At this point everything is still temporary and I did receive a couple new tools. Space is running out already on the main shelf, but it is so very nice having all my main tools in one unit. To move this heavy box around I quickly slapped some 2×4s together and attached four wheels. The wheels are small so I will upgrade them to larger 3 or 4" wheels.










Next up was building the lid and the drop front. As I earlier stated, I wanted the lid to have a dust seal and the reason is it is very humid and the air is usually salty. Everything rusts quickly in Bermuda. The dust seal is simply three strips on the bottom side of the lid. These will eventually mate with strips attached to the case, but even now the lid closes gently under a puff of escaping air. The lid is affixed with 13" Strap hinges purchased from Lee Valley. I must say fitting these was tricky. I think it might be smarter to mark the hinge positions before gluing on the upper chest front.










The drop front was next. I should have mentioned this earlier, but the depth of my chest is 16" and the boards I purchased were only 12" so I had to edge joint almost every piece in this case. I bought a Dewalt DW682K plate joiner with #20 biscuits to help me align and glue up these boards as quickly as possible. I've heard softwoods don't expand and contract as much as hardwoods. Will have to wait and see how these large panels work out over time. The drop-front is a fairly tight fit…again trying to keep the dust and salty moisture out. BTW, I habitually clean and oil my tools after each use. I use both Paul Sellers' oil soaked rag in a can and I use Jojoba oil each wipe down. I prefer the Jojoba oil because the film is less goopy, but either works just fine. For the batons, the locks and the cleats I used the harder yellow pine because they will experience considerable wear over time.




























And this is where I am thus far. Had to take a hiatus due to an unexpected physical problem, but once healthy again I'll press on to complete this gratifying project. Hope you enjoy.


----------



## SPHinTampa (Apr 23, 2008)

AnthonyHbm said:


> *Fitting the Tools*
> 
> I was eager to put my tools in the chest before sanding and finishing. I decided to use shop scraps to create holders to store my tools.
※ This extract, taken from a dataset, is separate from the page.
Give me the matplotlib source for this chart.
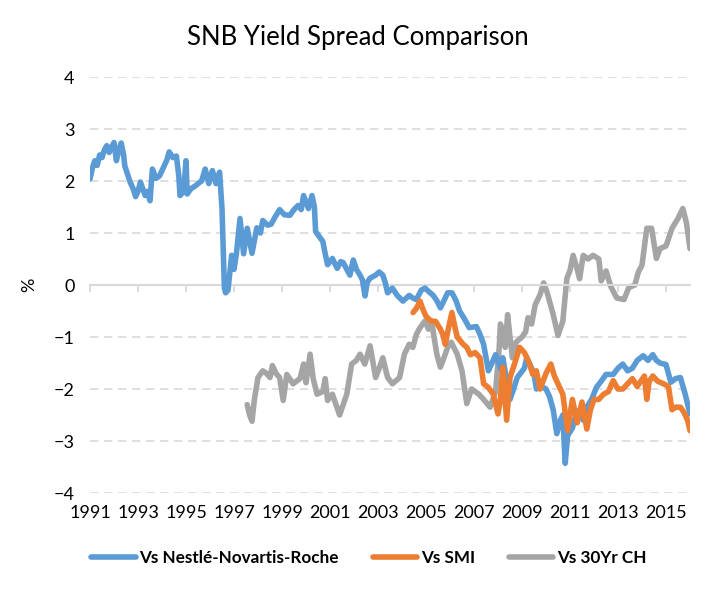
import matplotlib
matplotlib.use('Agg')
import matplotlib.pyplot as plt
import numpy as np

plt.rcParams['font.family'] = ['Lato', 'DejaVu Sans']

# Vs Nestle-Novartis-Roche
blue_t = [1991.0, 1991.1, 1991.2, 1991.3, 1991.4, 1991.5, 1991.6, 1991.7, 1991.8, 1991.9,
          1992.0, 1992.1, 1992.2, 1992.3, 1992.4, 1992.45, 1992.55, 1992.67, 1992.8, 1992.9,
          1993.0, 1993.1, 1993.2, 1993.3, 1993.4, 1993.5, 1993.6, 1993.75, 1993.9, 1994.0,
          1994.1, 1994.2, 1994.3, 1994.45, 1994.6, 1994.7, 1994.75, 1994.9, 1995.0, 1995.05,
          1995.2, 1995.4, 1995.5, 1995.65, 1995.8, 1995.95, 1996.1, 1996.25, 1996.4, 1996.5,
          1996.6, 1996.65, 1996.75, 1996.9, 1997.0, 1997.1, 1997.25, 1997.4, 1997.55, 1997.65,
          1997.75, 1997.95, 1998.1, 1998.2, 1998.4, 1998.55, 1998.7, 1998.9, 1999.1, 1999.33,
          1999.5, 1999.67, 1999.8, 1999.9, 2000.1, 2000.25, 2000.35, 2000.4, 2000.6, 2000.7,
          2000.8, 2000.9, 2001.1, 2001.3, 2001.45, 2001.55, 2001.7, 2001.83, 2001.97, 2002.1,
          2002.25, 2002.35, 2002.46, 2002.55, 2002.67, 2002.9, 2003.05, 2003.2, 2003.3, 2003.4,
          2003.6, 2003.8, 2004.04, 2004.3, 2004.45, 2004.6, 2004.8, 2004.96, 2005.1, 2005.3,
          2005.45, 2005.6, 2005.75, 2005.9, 2006.08, 2006.25, 2006.4, 2006.6, 2006.8, 2007.1,
          2007.25, 2007.4, 2007.6, 2007.75, 2007.9, 2008.1, 2008.2, 2008.35, 2008.5, 2008.65,
          2008.8, 2009.1, 2009.2, 2009.35, 2009.5, 2009.6, 2009.8, 2010.0, 2010.15, 2010.3,
          2010.45, 2010.6, 2010.7, 2010.8, 2010.9, 2011.1, 2011.25, 2011.4, 2011.55, 2011.7,
          2011.9, 2012.1, 2012.3, 2012.5, 2012.8, 2013.0, 2013.2, 2013.4, 2013.6, 2013.8,
          2014.05, 2014.25, 2014.45, 2014.6, 2014.75, 2015.0, 2015.2, 2015.4, 2015.6, 2015.8,
          2016.0]
blue_v = [2.04, 2.25, 2.39, 2.3, 2.5, 2.45, 2.6, 2.68, 2.55, 2.65,
          2.74, 2.39, 2.6, 2.73, 2.5, 2.29, 2.15, 1.98, 1.85, 1.70,
          1.8, 1.98, 1.85, 1.72, 1.8, 1.62, 2.23, 2.05, 2.10, 2.2,
          2.3, 2.4, 2.56, 2.45, 2.48, 2.1, 1.72, 1.8, 2.39, 1.75,
          1.85, 1.91, 1.95, 2.0, 2.23, 1.95, 2.2, 1.95, 2.17, 1.47,
          -0.06, -0.15, -0.1, 0.57, 0.3, 0.6, 1.28, 0.6, 1.09, 0.85,
          0.61, 1.1, 1.0, 1.24, 1.15, 1.17, 1.3, 1.45, 1.35, 1.34,
          1.45, 1.53, 1.45, 1.72, 1.47, 1.72, 1.5, 1.03, 0.9, 0.84,
          0.6, 0.39, 0.51, 0.32, 0.45, 0.43, 0.3, 0.19, 0.48, 0.3,
          0.19, 0.1, -0.21, 0.05, 0.13, 0.19, 0.25, 0.19, 0.05, -0.15,
          -0.06, -0.2, -0.31, -0.2, -0.25, -0.28, -0.1, -0.06, -0.12, -0.2,
          -0.3, -0.44, -0.3, -0.15, -0.15, -0.3, -0.5, -0.65, -0.82, -0.8,
          -0.95, -1.14, -1.65, -1.5, -1.34, -1.6, -1.4, -1.8, -2.2, -2.0,
          -1.78, -1.6, -1.4, -1.55, -1.7, -2.0, -1.95, -2.0, -2.15, -2.4,
          -2.86, -2.6, -2.5, -3.43, -2.9, -2.75, -2.5, -2.4, -2.6, -2.35,
          -2.2, -1.97, -1.85, -1.72, -1.72, -1.6, -1.52, -1.65, -1.6, -1.45,
          -1.36, -1.45, -1.34, -1.45, -1.5, -1.53, -1.87, -1.8, -1.78, -2.1,
          -2.48]

# Vs SMI
smi_t = [2004.46, 2004.6, 2004.75, 2004.9, 2005.0, 2005.2, 2005.4, 2005.6, 2005.7, 2005.8,
         2005.95, 2006.08, 2006.2, 2006.3, 2006.55, 2006.7, 2006.85, 2007.05, 2007.25, 2007.4,
         2007.6, 2007.8, 2008.0, 2008.1, 2008.2, 2008.36, 2008.5, 2008.7, 2008.9, 2009.1,
         2009.3, 2009.45, 2009.6, 2009.75, 2010.0, 2010.2, 2010.35, 2010.5, 2010.7, 2010.9,
         2011.1, 2011.3, 2011.5, 2011.7, 2011.85, 2012.0, 2012.2, 2012.4, 2012.6, 2012.8,
         2013.0, 2013.2, 2013.4, 2013.6, 2013.8, 2014.1, 2014.2, 2014.3, 2014.45, 2014.65,
         2014.9, 2015.1, 2015.25, 2015.4, 2015.6, 2015.75, 2015.9, 2016.0]
smi_v = [-0.53, -0.45, -0.31, -0.5, -0.6, -0.69, -0.7, -0.85, -0.95, -1.14,
         -0.8, -0.53, -0.8, -1.0, -1.14, -1.2, -1.34, -1.3, -1.4, -1.9,
         -1.97, -2.1, -2.48, -2.2, -1.58, -2.6, -1.78, -1.5, -1.2, -1.3,
         -1.5, -1.72, -1.65, -2.0, -1.7, -1.52, -1.75, -1.9, -2.1, -2.8,
         -2.2, -2.65, -2.25, -2.77, -2.4, -2.2, -2.2, -2.1, -2.05, -1.84,
         -2.0, -2.0, -1.9, -1.8, -1.95, -1.75, -2.2, -1.85, -1.75, -1.85,
         -1.9, -1.95, -2.4, -2.35, -2.35, -2.45, -2.6, -2.8]

# Vs 30Yr CH
ch_t = [1997.55, 1997.65, 1997.75, 1997.85, 1998.0, 1998.2, 1998.35, 1998.5, 1998.6, 1998.75,
        1998.9, 1999.05, 1999.2, 1999.46, 1999.6, 1999.75, 1999.9, 2000.0, 2000.17, 2000.3,
        2000.46, 2000.7, 2000.8, 2000.9, 2001.1, 2001.25, 2001.4, 2001.55, 2001.7, 2001.9,
        2002.1, 2002.25, 2002.45, 2002.67, 2002.9, 2003.05, 2003.2, 2003.4, 2003.6, 2003.9,
        2004.1, 2004.3, 2004.45, 2004.6, 2004.75, 2004.96, 2005.1, 2005.25, 2005.45, 2005.6,
        2005.75, 2005.9, 2006.05, 2006.3, 2006.5, 2006.7, 2006.9, 2007.2, 2007.4, 2007.67,
        2007.9, 2008.05, 2008.1, 2008.2, 2008.3, 2008.4, 2008.5, 2008.6, 2008.75, 2009.0,
        2009.15, 2009.25, 2009.4, 2009.55, 2009.75, 2009.9, 2010.05, 2010.3, 2010.5, 2010.7,
        2010.87, 2011.0, 2011.13, 2011.3, 2011.4, 2011.55, 2011.75, 2011.96, 2012.2, 2012.3,
        2012.5, 2012.7, 2012.95, 2013.25, 2013.45, 2013.7, 2013.85, 2014.0, 2014.2, 2014.4,
        2014.6, 2014.75, 2015.0, 2015.25, 2015.5, 2015.7, 2015.85, 2016.0]
ch_v = [-2.3, -2.5, -2.62, -2.2, -1.78, -1.65, -1.7, -1.78, -1.55, -1.7,
        -1.78, -2.22, -1.72, -1.9, -1.85, -1.8, -1.52, -1.88, -1.33, -1.8,
        -2.1, -2.05, -1.8, -2.22, -2.1, -2.3, -2.5, -2.3, -2.1, -1.52,
        -1.45, -1.33, -1.52, -1.17, -1.78, -1.6, -1.4, -1.78, -1.9, -1.78,
        -1.33, -1.14, -1.2, -0.95, -0.82, -0.69, -0.85, -0.75, -1.33, -1.58,
        -1.4, -1.2, -1.1, -1.33, -1.65, -2.28, -2.0, -2.1, -2.2, -2.35,
        -2.05, -1.2, -0.75, -0.9, -1.2, -0.57, -1.0, -1.4, -1.1, -1.0,
        -0.9, -0.63, -0.75, -0.38, -0.19, 0.04, -0.15, -0.57, -0.97, -0.7,
        0.13, 0.28, 0.57, 0.3, 0.12, 0.57, 0.5, 0.57, 0.5, 0.08,
        0.27, -0.03, -0.25, -0.28, -0.05, 0.0, 0.25, 0.38, 1.09, 1.09,
        0.51, 0.7, 0.75, 1.09, 1.28, 1.47, 1.2, 0.7]

year_ticks = list(range(1991, 2016, 2))

fig = plt.figure(figsize=(7.12, 5.9), dpi=100)
ax = fig.add_axes([90 / 712, 1 - 493 / 590, 600 / 712, 416 / 590])

grid_c = '#D9D9D9'
for yv in [-4, -3, -2, -1, 1, 2, 3, 4]:
    ax.axhline(yv, color=grid_c, lw=1.2, ls=(0, (5, 3.4)), zorder=0)
# solid zero line
ax.axhline(0, color=grid_c, lw=1.5, zorder=1)

ax.plot(blue_t, blue_v, color='#5B9BD5', lw=4.0, solid_joinstyle='round',
        solid_capstyle='round', label='Vs Nestlé-Novartis-Roche', zorder=3)
ax.plot(smi_t, smi_v, color='#ED7D31', lw=4.0, solid_joinstyle='round',
        solid_capstyle='round', label='Vs SMI', zorder=4)
ax.plot(ch_t, ch_v, color='#A5A5A5', lw=4.0, solid_joinstyle='round',
        solid_capstyle='round', label='Vs 30Yr CH', zorder=2)

ax.set_xlim(1991, 2016)
ax.set_ylim(-4, 4)
for s in ['top', 'right', 'left']:
    ax.spines[s].set_visible(False)

# horizontal axis sits at zero, with small tick marks pointing down
ax.spines['bottom'].set_position(('data', 0))
ax.spines['bottom'].set_color(grid_c)
ax.spines['bottom'].set_linewidth(1.5)
ax.set_xticks(year_ticks)
ax.tick_params(axis='x', length=5, width=1.3, color=grid_c, direction='out',
               labelbottom=False)

ax.set_yticks(range(-4, 5))
ax.tick_params(axis='y', length=0, pad=11, labelsize=13, labelcolor='#000000')

# year labels along the bottom edge
lab = ax.secondary_xaxis('bottom')
lab.set_xticks(year_ticks)
lab.set_xticklabels([str(y) for y in year_ticks])
lab.tick_params(axis='x', length=0, pad=9, labelsize=13)
for s in lab.spines.values():
    s.set_visible(False)

ax.set_ylabel('%', fontsize=13, labelpad=12)

fig.text(0.503, 1 - 38 / 590, 'SNB Yield Spread Comparison', ha='center', va='center',
         fontsize=18.5)

fig.legend(loc='center', bbox_to_anchor=(0.518, 1 - 558 / 590), ncol=3, frameon=False,
           prop={'weight': 'bold', 'size': 12.3}, handlelength=2.6, columnspacing=2.0,
           handletextpad=0.2)

fig.savefig('out.png', dpi=100)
I had already made crude holders for my saws, chisels, screwdrivers, rasps/files and marking tools.
> So I inserted these into the chest.
> ...


nice looking tool chest


----------



## htl (Mar 24, 2015)

AnthonyHbm said:


> *Fitting the Tools*
> 
> I was eager to put my tools in the chest before sanding and finishing. I decided to use shop scraps to create holders to store my tools. I had already made crude holders for my saws, chisels, screwdrivers, rasps/files and marking tools.
> So I inserted these into the chest.
> ...


Really nice project.
Please check out these casters when you get ready for new ones.
These slide like butter and have an out standing brake system.
http://www.lowes.com/pd/Waxman-3-in-Polyolefin-Swivel-Caster/50392288


----------



## stefang (Apr 9, 2009)

AnthonyHbm said:


> *Fitting the Tools*
> 
> I was eager to put my tools in the chest before sanding and finishing. I decided to use shop scraps to create holders to store my tools. I had already made crude holders for my saws, chisels, screwdrivers, rasps/files and marking tools.
> So I inserted these into the chest.
> ...


Looks great and a lot of tools stored in a relatively small space. One nice thing about a tool chest is that it is portable so you can take it to where you are working, as they did in the old days. Nice tools by the way.


----------



## AnthonyHbm (Oct 12, 2013)

AnthonyHbm said:


> *Fitting the Tools*
> 
> I was eager to put my tools in the chest before sanding and finishing. I decided to use shop scraps to create holders to store my tools. I had already made crude holders for my saws, chisels, screwdrivers, rasps/files and marking tools.
> So I inserted these into the chest.
> ...


SPHinTampa, thank you for the encouragement. 
htl, I'm grateful for the kind words and the advise on wheels. I will try to find some similar, as Lowes doesn't have a store here. 
stefang, thank you for the compliment and yes it can hold a lot of tools. I believe I can get more in it once I organize the lower section better. This one is not so portable other than to wheel it in and out of the house. A smaller one would certainly fit the bill for portability.


----------